Olympic Gold Medalist runner Mo Farah said that he "will run half the London Marathon this year, before stepping up to debut over the full distance" in '14, according to Anna Kessel of the London GUARDIAN. Farah has always been "open about his desire to try out the feted course," and on April 21 he will "run alongside a stellar list of names." On the start line with Farah will be the marathon's world record holder, Patrick Makau, Olympic champion Stephen Kiprotich, world champion Abel Kirui, reigning London champion Wilson Kipsang and course record holder Emmanuel Mutai. Asked if he might be tempted to change his mind mid-race and go the full distance, Farah said: "No, there's no chance. I have a plan to go to halfway and that will be it -- even if I'm tempted to finish, even if I feel great. My plan's just to run the half, get good experience and look forward to 2014" (GUARDIAN, 2/16).
BREAKING THE BANK: In London, Rick Broadbent reported Farah is "still guaranteed to set one world record." Farah stands to earn more than £500,000 ($776,000) for a two-race deal that "allows him to dip his toe into this year’s event before making his full debut in London in a year’s time." London chiefs refused to confirm reports that he could earn as much as £750,000 ($1.1M) from the deal. However, it "seems more likely that he will smash the record for the highest appearance fee," which is around £250,000 ($388,000) paid to English distance runner Paula Radcliffe. Farah will "see his earnings pass the half-million mark thanks to Virgin add-ons." More significant than the money is the fact London Marathon organizers are "threatening to upset the elite field." None of what the organizers billed as the best field ever assembled "will get anything like Farah’s sum" (LONDON TIMES, 2/17).

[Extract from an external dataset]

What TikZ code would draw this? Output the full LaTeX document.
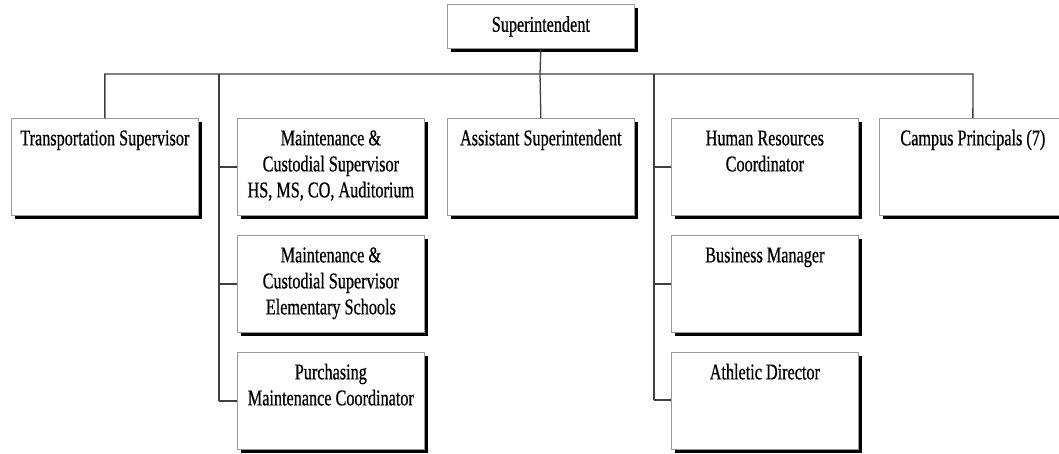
\documentclass[tikz,border=0pt]{standalone}
\usepackage{fontspec}
\setmainfont[FakeStretch=0.72,FakeBold=0.6]{Liberation Serif}
\usetikzlibrary{shadows}
\newcommand\boxtext[1]{\parbox[c][97pt][t]{187pt}{\centering\rule{0pt}{27pt}#1}}
\begin{document}
\begin{tikzpicture}[x=1pt,y=-1pt,
  font=\fontsize{22.5}{26}\selectfont,
  orgbox/.style={draw=black!40, line width=0.7pt, fill=white,
    minimum width=187pt, minimum height=97pt, inner sep=0pt, anchor=north west,
    drop shadow={shadow xshift=4pt, shadow yshift=-4pt, fill=black, opacity=1}},
  topbox/.style={orgbox, minimum height=44pt},
  link/.style={draw=black!75, line width=1.3pt}]
\useasboundingbox (0,0) rectangle (1059,453);
\clip (0,0) rectangle (1059,453);

% connector grid
\coordinate (busL) at (105,74);
\coordinate (busR) at (973,74);
\coordinate (busM) at (540,74);
\coordinate (trunkA) at (219,74);
\coordinate (trunkB) at (654,74);
\coordinate (trunkAend) at (219,401);
\coordinate (trunkBend) at (654,400);

% boxes
\node[topbox] (sup) at (447,4) {Superintendent};
\node[orgbox] (trans) at (11,118) {\boxtext{Transportation Supervisor}};
\node[orgbox] (mcs1) at (237,118) {\boxtext{Maintenance \&\\Custodial Supervisor\\HS, MS, CO, Auditorium}};
\node[orgbox] (mcs2) at (237,235) {\boxtext{Maintenance \&\\Custodial Supervisor\\Elementary Schools}};
\node[orgbox] (purch) at (237,352) {\boxtext{Purchasing\\Maintenance Coordinator}};
\node[orgbox] (asst) at (447,118) {\boxtext{Assistant Superintendent}};
\node[orgbox] (hr) at (671,118) {\boxtext{Human Resources\\Coordinator}};
\node[orgbox] (biz) at (671,235) {\boxtext{Business Manager}};
\node[orgbox] (ath) at (671,352) {\boxtext{Athletic Director}};
\node[orgbox] (camp) at (879,118) {\boxtext{Campus Principals (7)}};

% connectors
\draw[link] (sup.south) -- (busM);
\draw[link] (trans.north) |- (busL) -- (busR) -- (camp.north);
\draw[link] (busM) -- (asst.north);
\draw[link] (trunkA) -- (trunkAend);
\draw[link] (trunkB) -- (trunkBend);
\draw[link] (trunkA |- mcs1.west) -- (mcs1.west);
\draw[link] (trunkA |- mcs2.west) -- (mcs2.west);
\draw[link] (trunkAend) -- (trunkAend -| purch.west);
\draw[link] (trunkB |- hr.west) -- (hr.west);
\draw[link] (trunkB |- biz.west) -- (biz.west);
\draw[link] (trunkBend) -- (trunkBend -| ath.west);
\end{tikzpicture}
\end{document}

DOWN THE ROAD: Also in London, Andrew Longmore reported Farah's coach, Alberto Salazar said that his runner "could target a 10,000m and marathon double" at the 2016 Rio de Janeiro Olympics. Salazar: "We will look at the schedule, but if the 10,000m is first, he would go 10,000m and marathon." That feat has only been achieved by Czech Emil Zatopek, who also won the 5,000m at the 1952 Helsinki Games (SUNDAY TIMES, 2/17).